Our Corrupt FBI Is Here to Stay

AP Photo/Jose Luis Magana, File

Despite promises and calls for abolishing the Federal Bureau of Investigation, the likelihood is that this particular corrupt agency is here to stay. This, despite every act of FBI corruption that has come to light in recent years. At this moment, there does not seem to be the political will to address the Bureau’s malfeasance, even though studies show a rapid decline in trust in the institution.

To begin with, recent reports suggest that the FBI used surveillance powers improperly to search for information on a U.S. senator, state lawmaker, and state judge without proper authorization. The FBI’s misuse of Section 702 of the Foreign Intelligence Surveillance Act has raised concerns about its reauthorization.

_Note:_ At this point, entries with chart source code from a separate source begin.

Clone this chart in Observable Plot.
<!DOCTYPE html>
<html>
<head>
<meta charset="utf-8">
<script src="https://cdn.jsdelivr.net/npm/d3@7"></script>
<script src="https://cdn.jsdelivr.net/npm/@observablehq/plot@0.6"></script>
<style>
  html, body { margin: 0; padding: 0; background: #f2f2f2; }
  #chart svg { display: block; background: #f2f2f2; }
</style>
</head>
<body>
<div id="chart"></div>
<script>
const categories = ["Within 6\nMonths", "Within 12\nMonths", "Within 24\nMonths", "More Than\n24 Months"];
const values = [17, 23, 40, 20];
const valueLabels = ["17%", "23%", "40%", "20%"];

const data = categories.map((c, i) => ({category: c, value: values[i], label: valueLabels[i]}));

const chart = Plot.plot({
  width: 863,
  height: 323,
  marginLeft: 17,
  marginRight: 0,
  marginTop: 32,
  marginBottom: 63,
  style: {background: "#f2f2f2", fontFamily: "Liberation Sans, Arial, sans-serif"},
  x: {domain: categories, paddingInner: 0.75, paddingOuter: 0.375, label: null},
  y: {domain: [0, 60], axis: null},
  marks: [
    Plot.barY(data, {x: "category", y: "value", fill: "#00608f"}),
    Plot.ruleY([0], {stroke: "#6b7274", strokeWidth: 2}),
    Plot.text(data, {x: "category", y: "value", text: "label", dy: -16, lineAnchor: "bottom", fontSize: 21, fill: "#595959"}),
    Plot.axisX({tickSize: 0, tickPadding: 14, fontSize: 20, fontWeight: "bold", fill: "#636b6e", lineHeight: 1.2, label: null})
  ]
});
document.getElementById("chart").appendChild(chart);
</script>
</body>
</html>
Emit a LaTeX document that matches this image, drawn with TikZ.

The news comes after reports revealed that the Bureau has been abusing Section 702 willy-nilly to conduct warrantless surveillance on Americans:

The FBI improperly used surveillance powers to conduct searches for information on a U.S. senator, a state lawmaker and a state judge, according to court records released Friday as part of a public records request.

The FBI’s improper use of Section 702 of the Foreign Intelligence Surveillance Act (FISA) was documented in an opinion from the Foreign Intelligence Surveillance Court (FISC) and is sure to pose challenges for an intelligence community lobbying for the reauthorization for what it sees as one of its most vital tools.

The tool — which allowed for warrantless spying on foreigners located abroad — has long been criticized as a backdoor tool for gaining information on Americans who may be communicating with those being surveilled.

And critics complain the information gathered by the agency through 702 is too easily tapped for investigations with no foreign nexus.

The FISC outlined three examples of instances where FBI personnel conducted searches of “sensitive query terms,” like those of U.S. public officials or candidates, without first seeking approval from the FBI’s deputy director.

Section 702 allows warrantless spying on foreigners but has been criticized for potential surveillance of Americans. The FBI conducted searches on sensitive query terms of public officials without approval, drawing criticism from the American Civil Liberties Union (ACLU), which called for fundamental reforms during the reauthorization debate.

You might also remember when the FBI faced criticism for an internal memo from its Richmond field office that targeted U.S. Catholics attending traditional Latin Mass, associating them with violent extremists. The memo was based on information from the Southern Poverty Law Center, raising concerns about religious profiling.

While FBI Director Christopher Wray ordered the memo’s withdrawal, the FBI refused to release related records in response to a Freedom of Information Act (FOIA) request. Many Catholics attending the Latin Mass feel their religious freedom is at risk and expect more support from President Joe Biden, who is ostensibly a Catholic, but he remained silent on the issue.

This is only a small smattering of the type of abuses the FBI has engaged in. In recent times, the FBI’s actions have come under intense scrutiny for its improper surveillance of Americans, targeting individuals based on religion, political affiliation, and its evident bias in investigations involving former President Trump and pro-life activists. Now, the Bureau has lost so much credibility that even “law and order” conservatives have turned on the highest law enforcement agency in the land.

Conservatives, in particular, have become increasingly disillusioned with the FBI, as it has been accused of political bias in its handling of investigations involving President Trump and pro-life activists. The perception of the Bureau being embroiled in partisan politics further erodes public trust and raises questions about its ability to remain impartial in its duties.

These revelations have led to growing public discontent and calls for the abolishment of the agency coming from prominent conservatives in government and the media. Some presidential candidates, like Vivek Ramaswamy, have vowed to dismantle the FBI. Florida Gov. Ron DeSantis declared that, if elected, he would “have a new FBI director on day one” and is working on a plan to reform the Bureau and the Justice Department. Still, the reality is that the Bureau is likely here to stay, even if the public demands change.

Amid the mounting public dissatisfaction and calls for abolition, it is unlikely that any major presidential candidate will seriously entertain the idea of dismantling the FBI, despite Ramaswamy’s bold promise to do so. Defenders of the agency might cite political considerations, practical challenges, and the need for national security to explain why the Bureau must remain.

Unfortunately, despite the fact that Americans no longer have the level of faith in the FBI that they had previously, there is still not enough political will to push our elected officials to undertake such an initiative.

To wrap it up, the FBI’s misconduct in illegally surveilling Americans and targeting individuals based on religion and political affiliation has understandably fueled public support for its abolishment. However, the persisting perception that the FBI plays a crucial role in safeguarding national security makes it unlikely for any presidential candidate to follow through on such a drastic step. The question that must be asked is: How much more FBI corruption is America willing to take?